Movies that gather dust on a shelf start to gain a reputation, not a good one. I never quite understood why Blumhouse and Amazon would let the horror title, directed by Shana Feste (Country Strong) and written by Feste along with Keith Josef Adkins and Kellee Terrell, remain unreleased when they put out other titles that might have benefitted from later rollouts. I’d keep checking the IMDb page and news sources for information on the film (mind you, all I had to go on was the synopsis, the cast list, and a few random press photos, the original buzzed-about trailer was never even released online) but came up with nothing. Then…October 2022 rolled around, and it was time for Run Sweetheart Run to get its due.

I’ve followed many films that turned out to be duds, but I was so happy to find that Feste’s film was tremendous fun, the kind of bolt-for-your-life horror that moves so fast you don’t have time to clock how out of joint the logic is at times. The film feeds off the energy put forth by its appealing leads, Ella Balinska and Pilou Asbæk, and a pulsating-synth music score that turns Los Angeles into a neon-tinged town of menace for one woman desperate to survive a night of horrors and the man that is the cause of it all.

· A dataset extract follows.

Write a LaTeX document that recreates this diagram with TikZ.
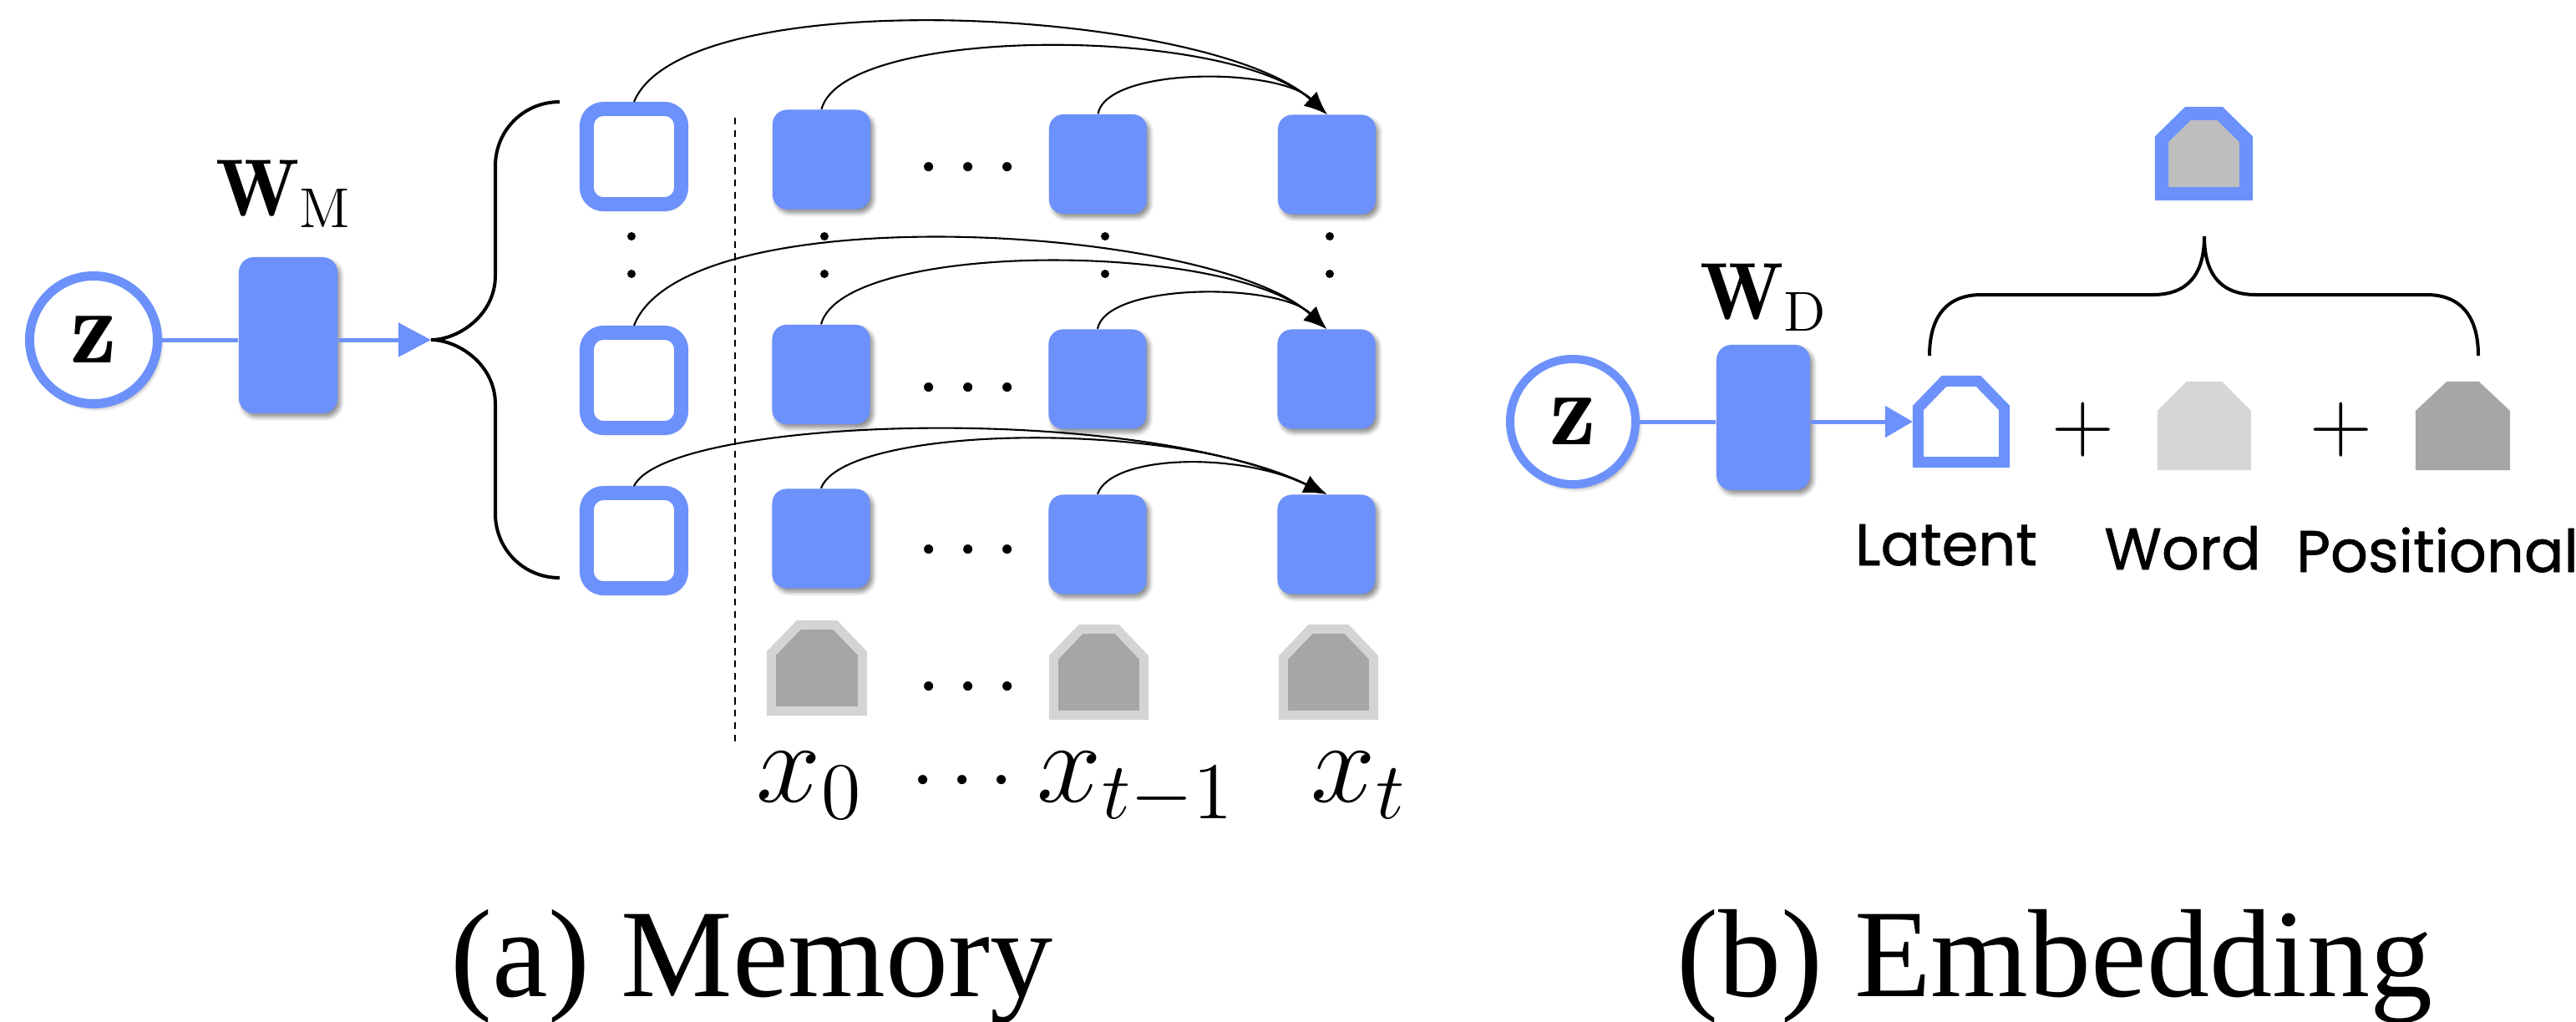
\RequirePackage{fix-cm}
\documentclass[tikz,border=0pt]{standalone}
\usepackage{fontspec}
\newfontfamily\lblfont{Poppins}[FakeBold=0.9]
\newfontfamily\capfont{Liberation Serif}
\usetikzlibrary{arrows.meta,shadows.blur,calc}

\definecolor{mblue}{RGB}{108,145,250}
\definecolor{ringgray}{HTML}{D4D4D4}
\definecolor{coregray}{HTML}{A6A6A6}
\definecolor{wordgray}{HTML}{D6D6D6}
\definecolor{sumgray}{HTML}{BEBEBE}

% outline of a token: a box whose two upper corners are cut off
\newcommand\housepath[3]{(#1.south west) -- ($(#1.north west)!#3!(#1.south west)$) -- ($(#1.north west)!#2!(#1.north east)$) -- ($(#1.north east)!#2!(#1.north west)$) -- ($(#1.north east)!#3!(#1.south east)$) -- (#1.south east) -- cycle}
% large maths: set at \huge and enlarged
\newcommand\bigmath[2]{\scalebox{#1}{\fontsize{20.74}{25}\selectfont$#2$}}

\tikzset{
  shad/.style={blur shadow={shadow xshift=0.035cm, shadow yshift=-0.045cm, shadow blur radius=0.05cm, shadow opacity=45, shadow blur steps=6}},
  latentvar/.style={circle, draw=mblue, line width=0.11cm, fill=white, minimum size=1.53cm, inner sep=0, shad},
  weight/.style={fill=mblue, rounded corners=0.18cm, minimum width=1.18cm, minimum height=1.87cm, inner sep=0, shad},
  slot/.style={draw=mblue, line width=0.17cm, fill=white, rounded corners=0.2cm, minimum width=1.13cm, minimum height=1.14cm, inner sep=0, shad},
  cell/.style={fill=mblue, rounded corners=0.17cm, minimum width=1.17cm, minimum height=1.19cm, inner sep=0, shad},
  tokbox/.style 2 args={minimum width=#1, minimum height=#2, inner sep=0, outer sep=0, draw=none},
  gtoken/.style={draw=ringgray, line width=0.11cm, fill=coregray},
  flow/.style={draw=mblue, line width=0.05cm},
  flowtip/.style={flow, -{Triangle[length=0.39cm,width=0.40cm]}},
  link/.style={draw=black, line width=0.6pt, -{Latex[length=0.27cm,width=0.22cm]}},
  bracket/.style={draw=black, line width=0.04cm},
  sepline/.style={draw=black, line width=0.6pt, dash pattern=on 2.4pt off 1.8pt},
  plain/.style={inner sep=0},
  dotmark/.style={circle, fill=black, inner sep=0, minimum size=0.1cm},
  sanslbl/.style={inner sep=0, font=\lblfont\fontsize{20}{24}\selectfont},
  caption/.style={inner sep=0, font=\capfont\fontsize{42.7}{48}\selectfont},
}

\begin{document}
\begin{tikzpicture}[x=0.01cm, y=-0.01cm]
\useasboundingbox (0,0) rectangle (3084,1223);

% ---------------- (a) Memory ----------------
\node[latentvar] (za) at (112,407) {\bigmath{1.72}{\mathbf{z}}};
\node[weight] (wm) at (345,401.5) {};
\node[plain, anchor=base] (wml) at (340,258) {\bigmath{1.33}{\mathbf{W}_{\mathrm{M}}}};
\coordinate (btip) at (516,407);
\draw[flow] (za.east) -- (za.east -| wm.west);
\draw[flowtip] (wm.east |- btip) -- (btip);

% memory slots and hidden states
\node[slot] (s1) at (759,187.5) {};
\node[slot] (s2) at (759,455.5) {};
\node[slot] (s3) at (759,647.5) {};
\node[cell] (c11) at (983.5,191) {};
\node[cell] (c12) at (1314.5,196.5) {};
\node[cell] (c13) at (1588.5,197) {};
\node[cell] (c21) at (983,448.5) {};
\node[cell] (c22) at (1314,454) {};
\node[cell] (c23) at (1588,454) {};
\node[cell] (c31) at (983,645) {};
\node[cell] (c32) at (1314,652) {};
\node[cell] (c33) at (1588,652) {};

% input tokens
\node[tokbox={1.09cm}{1.03cm}] (g1) at (978,800) {};
\node[tokbox={1.08cm}{1.03cm}] (g2) at (1315.5,805) {};
\node[tokbox={1.08cm}{1.03cm}] (g3) at (1590.5,805) {};
\draw[gtoken] \housepath{g1}{0.30}{0.33};
\draw[gtoken] \housepath{g2}{0.30}{0.33};
\draw[gtoken] \housepath{g3}{0.30}{0.33};

% brace gathering the memory vectors
\draw[bracket] (670,122) .. controls (627,122) and (593,156) .. (593,199) -- (593,330)
  .. controls (593,378) and (548,407) .. (btip)
  .. controls (548,407) and (593,436) .. (593,484) -- (593,615)
  .. controls (593,658) and (627,692) .. (670,692);

% separator between memory and tokens
\coordinate (dtop) at (880,141);
\coordinate (dbot) at (880,893);
\draw[sepline] (dtop) -- (dbot);

% dots
\node[plain, anchor=base] (r1d) at (1159,226) {\bigmath{1.4465}{\cdots}};
\node[plain, anchor=base] (r2d) at (1159,490) {\bigmath{1.4465}{\cdots}};
\node[plain, anchor=base] (r3d) at (1159,684) {\bigmath{1.4465}{\cdots}};
\node[plain, anchor=base] (gd) at (1159,848) {\bigmath{1.4465}{\cdots}};
\foreach \cx/\nm in {756/a, 987/b, 1323/c, 1592/d} {
  \node[dotmark] (v\nm1) at (\cx,283) {};
  \node[dotmark] (v\nm2) at (\cx,328) {};
}

% token labels
\node[plain, anchor=base west] (x0) at (905,960) {\bigmath{1.905}{x_0}};
\node[plain, anchor=base] (ld) at (1152,960) {\bigmath{1.4465}{\cdots}};
\node[plain, anchor=base west] (xt1) at (1241,960) {\bigmath{1.905}{x_{t-1}}};
\node[plain, anchor=base west] (xt) at (1569,960) {\bigmath{1.905}{x_t}};

% attention links
\draw[link] (s1.north) .. controls (820,-25) and (1450,10) .. (c13.north);
\draw[link] (c11.north) .. controls (1010,30) and (1470,30) .. (c13.north);
\draw[link] (c12.north) .. controls (1325,80) and (1530,80) .. (c13.north);
\draw[link] (s2.north) .. controls (820,233) and (1450,268) .. (c23.north);
\draw[link] (c21.north) .. controls (1010,288) and (1470,288) .. (c23.north);
\draw[link] (c22.north) .. controls (1325,338) and (1530,338) .. (c23.north);
\draw[link] (s3.north) .. controls (800,500) and (1350,480) .. (c33.north);
\draw[link] (c31.north) .. controls (1010,510) and (1400,500) .. (c33.north);
\draw[link] (c32.north) .. controls (1330,545) and (1480,540) .. (c33.north);

\node[caption, anchor=base] (capa) at (900,1193) {(a) Memory};

% ---------------- (b) Embedding ----------------
\node[latentvar, minimum size=1.50cm, line width=0.10cm] (zb) at (1883,505) {\bigmath{1.72}{\mathbf{z}}};
\node[weight, minimum width=1.12cm, minimum height=1.74cm] (wd) at (2111,500) {};
\node[plain, anchor=base] (wdl) at (2112,382) {\bigmath{1.33}{\mathbf{W}_{\mathrm{D}}}};

\node[tokbox={1.03cm}{0.97cm}] (lat) at (2348,505) {};
\node[tokbox={1.12cm}{1.06cm}] (wrd) at (2639,510) {};
\node[tokbox={1.13cm}{1.06cm}] (pos) at (2948.5,510) {};
\node[tokbox={1.01cm}{0.96cm}] (emb) at (2638.5,184) {};
\draw[draw=mblue, line width=0.13cm, fill=white] \housepath{lat}{0.30}{0.33};
\fill[wordgray] \housepath{wrd}{0.31}{0.33};
\fill[coregray] \housepath{pos}{0.33}{0.33};
\draw[draw=mblue, line width=0.16cm, fill=sumgray] \housepath{emb}{0.31}{0.32};

\draw[flow] (zb.east) -- (zb.east -| wd.west);
\draw[flow, -{Triangle[length=0.33cm,width=0.37cm]}, shorten >=0.065cm] (wd.east |- lat.west) -- (lat.west);

\node[plain] (p1) at (2494,515) {\bigmath{1.422}{+}};
\node[plain] (p2) at (2803,515) {\bigmath{1.422}{+}};

% brace summing the three embeddings
\coordinate (etip) at (2639,283);
\draw[bracket] (2310,426) .. controls (2310,380) and (2330,353) .. (2372,353) -- (2577,353)
  .. controls (2618,353) and (2639,330) .. (etip)
  .. controls (2639,330) and (2660,353) .. (2701,353) -- (2905,353)
  .. controls (2947,353) and (2967,380) .. (2967,426);

\node[sanslbl, anchor=base] (llat) at (2330,677) {Latent};
\node[sanslbl, anchor=base] (lwrd) at (2613,682) {Word};
\node[sanslbl, anchor=base] (lpos) at (2918,685) {Positional};

\node[caption, anchor=base] (capb) at (2460,1193) {(b) Embedding};
\end{tikzpicture}
\end{document}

Single mother Cherie (Balinska, 2019’s Charlie’s Angels) is studying to get her law degree and working at a high-profile law firm with a boss (Clark Gregg, Moxie) that benefits from her hard work. She double-booked him tonight for an anniversary date with his wife and dinner with a client in town for the evening. Practically guilting her into going, a reluctant Cherie agrees to go out with the client, but when she meets Ethan (Asbæk, Overlord), she’s grateful for her supposed error. A handsome, successful man, Ethan seems interested in Cherie too and has said enough right things by the end of the night that he convinced her to cancel her ride home and come inside with him. As they enter the house, Ethan turns back and stares into the camera, stopping it from following the two of them indoors. What is about to happen is…private.

We don’t see what happens inside, but we hear it, one of several acts of violence toward women that Feste does not show. That may seem like it gives the audience a break from another movie depicting violence against women. Still, there’s something sinister in how characters break the fourth wall and physically move the camera so the audience can’t see what’s about to happen. Cherie is different, though, and is unwilling to go down gently. So begins a night where Cherie is pursued by an evil that won’t stop no matter who is standing in his way. Involving family and friends won’t help Cherie either because Ethan has more than worldly powers at his disposal.

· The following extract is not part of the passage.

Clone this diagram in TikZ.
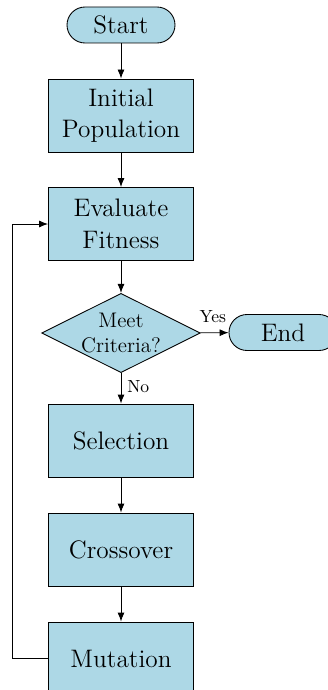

There’s more than a nugget of good ideas and a ton of metaphor, but, almost blessedly, Feste doesn’t lean into this too much. Instead, Feste lets you take the analogy to heart and come up with your interpretation of who Ethan is and what he ultimately has been tasked to do. Feste imbues the story early on with some cheeky fun, but that melts away the further into the night the story gets. That’s also when Balinksa entirely takes control of the movie, and while she may share the lead responsibilities with Asbæk, she’s unquestionably the show’s star.

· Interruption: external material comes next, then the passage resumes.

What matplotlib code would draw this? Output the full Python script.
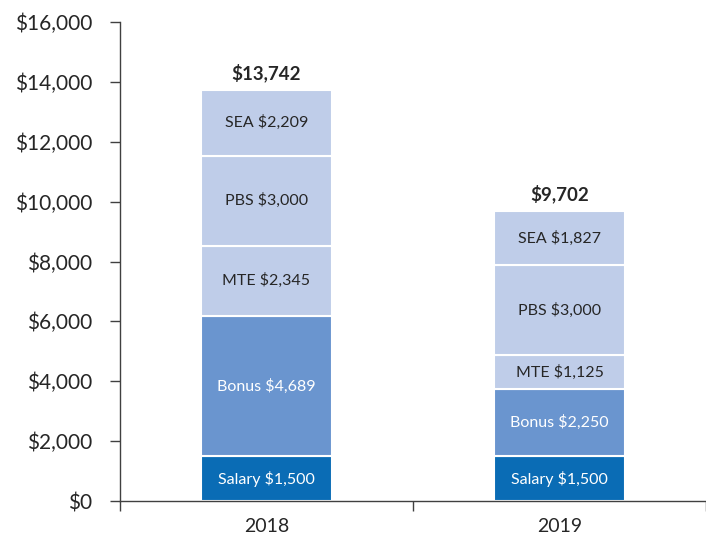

You can poke holes all around the story and screenplay, but it defeats the bloody-ied fun of the experience. It’s a shame the film got lost in the shuffle because it’s well done and comes across as a confident change of gears for many involved. I could have done with a little more time in the second act with a new character introduced in the final 1/3, but that would add additional time that I don’t think the simple set-up could have supported. Available on streaming, you won’t have to sprint to Run Sweetheart Run, but do walk quickly to add it to your list for a perfect weekend option leading up to Halloween.